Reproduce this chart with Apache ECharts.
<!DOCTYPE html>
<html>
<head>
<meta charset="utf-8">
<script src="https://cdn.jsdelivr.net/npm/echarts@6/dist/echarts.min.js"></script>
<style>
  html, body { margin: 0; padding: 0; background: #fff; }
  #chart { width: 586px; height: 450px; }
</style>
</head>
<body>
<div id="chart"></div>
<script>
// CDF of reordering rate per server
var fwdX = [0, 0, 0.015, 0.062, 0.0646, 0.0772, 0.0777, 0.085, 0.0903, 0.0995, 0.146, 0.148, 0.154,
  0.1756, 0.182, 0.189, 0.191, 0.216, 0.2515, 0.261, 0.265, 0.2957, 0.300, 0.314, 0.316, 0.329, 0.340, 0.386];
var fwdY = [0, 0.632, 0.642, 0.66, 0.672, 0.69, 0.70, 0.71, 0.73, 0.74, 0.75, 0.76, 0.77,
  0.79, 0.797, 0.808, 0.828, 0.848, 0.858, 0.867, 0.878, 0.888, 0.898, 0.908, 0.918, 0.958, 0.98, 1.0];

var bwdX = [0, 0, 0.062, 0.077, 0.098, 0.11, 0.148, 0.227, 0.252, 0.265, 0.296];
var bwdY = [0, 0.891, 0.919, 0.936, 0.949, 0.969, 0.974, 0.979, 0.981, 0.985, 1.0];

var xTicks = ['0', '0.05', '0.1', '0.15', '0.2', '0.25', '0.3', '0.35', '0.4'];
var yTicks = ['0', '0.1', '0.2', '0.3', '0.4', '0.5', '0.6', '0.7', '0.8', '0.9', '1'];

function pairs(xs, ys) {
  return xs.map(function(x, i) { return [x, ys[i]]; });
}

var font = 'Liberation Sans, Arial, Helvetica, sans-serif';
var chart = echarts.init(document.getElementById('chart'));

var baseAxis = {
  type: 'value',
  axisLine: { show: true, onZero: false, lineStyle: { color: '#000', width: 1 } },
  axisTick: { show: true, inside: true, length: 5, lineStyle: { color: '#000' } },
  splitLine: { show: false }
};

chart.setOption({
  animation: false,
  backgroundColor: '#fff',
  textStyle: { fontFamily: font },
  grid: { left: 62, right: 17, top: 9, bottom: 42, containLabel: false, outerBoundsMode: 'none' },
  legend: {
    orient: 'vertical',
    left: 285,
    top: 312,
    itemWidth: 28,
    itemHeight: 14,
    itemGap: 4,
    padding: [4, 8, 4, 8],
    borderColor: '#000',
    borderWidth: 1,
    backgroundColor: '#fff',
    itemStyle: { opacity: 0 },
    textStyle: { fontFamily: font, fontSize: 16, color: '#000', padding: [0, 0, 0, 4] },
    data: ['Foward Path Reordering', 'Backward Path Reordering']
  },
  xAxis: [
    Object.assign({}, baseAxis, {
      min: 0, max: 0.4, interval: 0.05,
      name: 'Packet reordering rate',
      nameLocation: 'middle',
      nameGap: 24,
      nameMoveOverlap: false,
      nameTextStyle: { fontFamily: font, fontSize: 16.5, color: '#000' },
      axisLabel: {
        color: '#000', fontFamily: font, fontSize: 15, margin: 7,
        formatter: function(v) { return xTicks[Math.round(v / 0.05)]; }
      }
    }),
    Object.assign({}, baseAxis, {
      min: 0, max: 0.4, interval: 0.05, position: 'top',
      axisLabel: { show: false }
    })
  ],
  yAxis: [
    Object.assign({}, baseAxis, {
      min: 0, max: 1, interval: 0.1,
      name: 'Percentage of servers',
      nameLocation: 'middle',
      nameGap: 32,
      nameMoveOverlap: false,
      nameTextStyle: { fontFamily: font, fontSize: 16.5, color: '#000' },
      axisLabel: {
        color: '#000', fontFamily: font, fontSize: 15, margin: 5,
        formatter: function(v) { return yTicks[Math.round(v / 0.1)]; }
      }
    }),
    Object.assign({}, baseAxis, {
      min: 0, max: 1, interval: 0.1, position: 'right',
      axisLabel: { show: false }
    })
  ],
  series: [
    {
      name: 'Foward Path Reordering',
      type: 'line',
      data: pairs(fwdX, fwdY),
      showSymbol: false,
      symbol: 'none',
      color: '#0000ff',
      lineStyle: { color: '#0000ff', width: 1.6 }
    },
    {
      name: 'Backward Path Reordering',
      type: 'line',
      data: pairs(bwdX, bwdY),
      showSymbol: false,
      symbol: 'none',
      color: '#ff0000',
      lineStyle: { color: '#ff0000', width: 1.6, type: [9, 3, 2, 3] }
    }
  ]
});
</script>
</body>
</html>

What you have to do
Make an exact copy of the data above.

Response to this exercise
Reproduce this chart with Apache ECharts.
<!DOCTYPE html>
<html>
<head>
<meta charset="utf-8">
<script src="https://cdn.jsdelivr.net/npm/echarts@6/dist/echarts.min.js"></script>
<style>
  html, body { margin: 0; padding: 0; background: #fff; }
  #chart { width: 586px; height: 450px; }
</style>
</head>
<body>
<div id="chart"></div>
<script>
// CDF of reordering rate per server
var fwdX = [0, 0, 0.015, 0.062, 0.0646, 0.0772, 0.0777, 0.085, 0.0903, 0.0995, 0.146, 0.148, 0.154,
  0.1756, 0.182, 0.189, 0.191, 0.216, 0.2515, 0.261, 0.265, 0.2957, 0.300, 0.314, 0.316, 0.329, 0.340, 0.386];
var fwdY = [0, 0.632, 0.642, 0.66, 0.672, 0.69, 0.70, 0.71, 0.73, 0.74, 0.75, 0.76, 0.77,
  0.79, 0.797, 0.808, 0.828, 0.848, 0.858, 0.867, 0.878, 0.888, 0.898, 0.908, 0.918, 0.958, 0.98, 1.0];

var bwdX = [0, 0, 0.062, 0.077, 0.098, 0.11, 0.148, 0.227, 0.252, 0.265, 0.296];
var bwdY = [0, 0.891, 0.919, 0.936, 0.949, 0.969, 0.974, 0.979, 0.981, 0.985, 1.0];

var xTicks = ['0', '0.05', '0.1', '0.15', '0.2', '0.25', '0.3', '0.35', '0.4'];
var yTicks = ['0', '0.1', '0.2', '0.3', '0.4', '0.5', '0.6', '0.7', '0.8', '0.9', '1'];

function pairs(xs, ys) {
  return xs.map(function(x, i) { return [x, ys[i]]; });
}

var font = 'Liberation Sans, Arial, Helvetica, sans-serif';
var chart = echarts.init(document.getElementById('chart'));

var baseAxis = {
  type: 'value',
  axisLine: { show: true, onZero: false, lineStyle: { color: '#000', width: 1 } },
  axisTick: { show: true, inside: true, length: 5, lineStyle: { color: '#000' } },
  splitLine: { show: false }
};

chart.setOption({
  animation: false,
  backgroundColor: '#fff',
  textStyle: { fontFamily: font },
  grid: { left: 62, right: 17, top: 9, bottom: 42, containLabel: false, outerBoundsMode: 'none' },
  legend: {
    orient: 'vertical',
    left: 285,
    top: 312,
    itemWidth: 28,
    itemHeight: 14,
    itemGap: 4,
    padding: [4, 8, 4, 8],
    borderColor: '#000',
    borderWidth: 1,
    backgroundColor: '#fff',
    itemStyle: { opacity: 0 },
    textStyle: { fontFamily: font, fontSize: 16, color: '#000', padding: [0, 0, 0, 4] },
    data: ['Foward Path Reordering', 'Backward Path Reordering']
  },
  xAxis: [
    Object.assign({}, baseAxis, {
      min: 0, max: 0.4, interval: 0.05,
      name: 'Packet reordering rate',
      nameLocation: 'middle',
      nameGap: 24,
      nameMoveOverlap: false,
      nameTextStyle: { fontFamily: font, fontSize: 16.5, color: '#000' },
      axisLabel: {
        color: '#000', fontFamily: font, fontSize: 15, margin: 7,
        formatter: function(v) { return xTicks[Math.round(v / 0.05)]; }
      }
    }),
    Object.assign({}, baseAxis, {
      min: 0, max: 0.4, interval: 0.05, position: 'top',
      axisLabel: { show: false }
    })
  ],
  yAxis: [
    Object.assign({}, baseAxis, {
      min: 0, max: 1, interval: 0.1,
      name: 'Percentage of servers',
      nameLocation: 'middle',
      nameGap: 32,
      nameMoveOverlap: false,
      nameTextStyle: { fontFamily: font, fontSize: 16.5, color: '#000' },
      axisLabel: {
        color: '#000', fontFamily: font, fontSize: 15, margin: 5,
        formatter: function(v) { return yTicks[Math.round(v / 0.1)]; }
      }
    }),
    Object.assign({}, baseAxis, {
      min: 0, max: 1, interval: 0.1, position: 'right',
      axisLabel: { show: false }
    })
  ],
  series: [
    {
      name: 'Foward Path Reordering',
      type: 'line',
      data: pairs(fwdX, fwdY),
      showSymbol: false,
      symbol: 'none',
      color: '#0000ff',
      lineStyle: { color: '#0000ff', width: 1.6 }
    },
    {
      name: 'Backward Path Reordering',
      type: 'line',
      data: pairs(bwdX, bwdY),
      showSymbol: false,
      symbol: 'none',
      color: '#ff0000',
      lineStyle: { color: '#ff0000', width: 1.6, type: [9, 3, 2, 3] }
    }
  ]
});
</script>
</body>
</html>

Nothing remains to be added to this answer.